A 5 second test measures what people understand after seeing a page for only five seconds.
If users cannot quickly answer these basics, your page will underperform:
- What is this?
- Who is this for?
- What should I do next?
This guide gives you a practical 5 second test template, scoring model, and reporting workflow you can run in one working session.
Use it with:
- First click test template
- Tree testing template
- How to conduct usability testing
- Website usability checklist
When to Run a 5-Second Test
Run this test before paid traffic, launch, or major redesign handoff when you need fast signal on clarity.
Best use cases:
- New homepage positioning
- New landing page hero section
- Pricing page message refresh
- Product page value proposition rewrite
If your question is "Can users find the right menu option?" run a first click test or tree test instead.
5-Second Test vs First Click Test vs Usability Test
| Method | Best for | Main output |
|---|---|---|
| 5 second test | First impression and message clarity | Recall, comprehension, CTA recognition |
| First click test | Navigation decision quality | First-click success, wrong-click clusters |
| Usability test | End-to-end task friction | Blockers, quotes, fix priority |
A practical sequence for launch teams:
- Run a 5 second test for clarity.
- Run a first click test for wayfinding.
- Run usability testing on the full flow.
5 Second Test Template (Copy/Paste)
1) Setup
| Field | What to define |
|---|---|
| Objective | Example: "Can users explain the offer and next step?" |
| Page/screen | URL or prototype frame |
| Audience segment | ICP, traffic source, or use case |
| Device scope | Desktop, mobile, or both |
| Exposure time | Keep fixed at 5 seconds |
| Sample size | Minimum 12 participants per segment |
2) Prompt block
Use neutral prompts after the 5-second exposure:
- "What does this page offer?"
- "Who do you think this is for?"
- "What would you do next?"
- "What do you remember most?"
Do not include brand claims or menu labels in the question wording.
3) Scoring sheet
| Participant | Offer recall (0-2) | Audience recall (0-2) | CTA recall (0-2) | Confidence (1-5) | Notes |
|---|---|---|---|---|---|
4) Success thresholds
Use clear pass/fail rules before you run the test:
- Offer recall score >= 1.5 average
- Audience recall score >= 1.5 average
- CTA recall score >= 1.3 average
- At least 70% of participants identify the intended next action
If your team already runs a launch QA pass, fold these criteria into your website quality assurance checklist.
5 Second Test Questions You Can Use
Use scenario-neutral prompts for better signal:
- "In one sentence, what is this page about?"
- "Who do you think this page is meant for?"
- "What action looks most important here?"
- "What part of the page do you remember first?"
- "What feels confusing or unclear?"
For landing pages, pair this with the landing page checklist and landing page copywriting framework.
5 Second Test Example (Filled)
Context: B2B SaaS homepage update before PPC launch.
Goal: Improve above-the-fold clarity for finance operations buyers.
Participants: 18 users from target segment.
| Metric | Baseline | After rewrite |
|---|---|---|
| Offer recall avg (0-2) | 0.9 | 1.7 |
| Audience recall avg (0-2) | 1.0 | 1.6 |
| CTA recall avg (0-2) | 0.7 | 1.4 |
| Correct next action recognition | 44% | 78% |
What changed:
- Replaced generic hero headline with audience + outcome statement.
- Added supporting proof point near primary CTA.
- Simplified CTA label to one action.
After this step, the team ran a website usability test and a website UX audit before launch.
45-Minute 5-Second Test Workflow
- Choose one page and one audience segment.
- Freeze the tested variation (no in-test edits).
- Run 12-20 responses with fixed five-second exposure.
- Score recall dimensions using one rubric.
- Identify the top two clarity failures.
- Rewrite hero + CTA block only.
- Re-test the updated variant.
Keep rounds small and focused.

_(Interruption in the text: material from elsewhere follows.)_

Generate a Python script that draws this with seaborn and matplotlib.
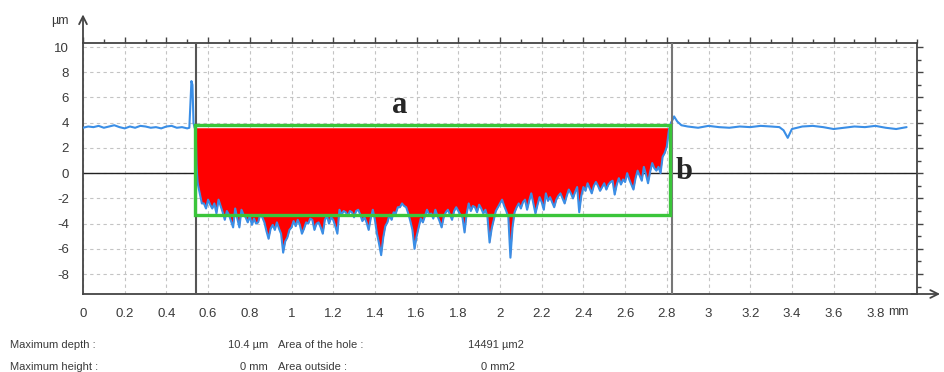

Big redesigns should move into a structured website design audit or landing page analyzer workflow.
Common Mistakes That Invalidate Results
- Showing the page longer than five seconds for some participants
- Asking leading questions like "Did you see the free trial CTA?"
- Mixing desktop and mobile results into one score
- Testing multiple page variants in one undisciplined run
- Shipping copy changes without re-testing
Turning Results Into Ship-Ready Fixes
Map each failed recall dimension to a page element:
- Offer recall failure -> rewrite headline/subhead
- Audience recall failure -> clarify persona and use case language
- CTA recall failure -> simplify visual hierarchy and CTA copy
Then pass updates through your website content analysis, website checker, and web conversion audit workflow so messaging fixes support conversion goals.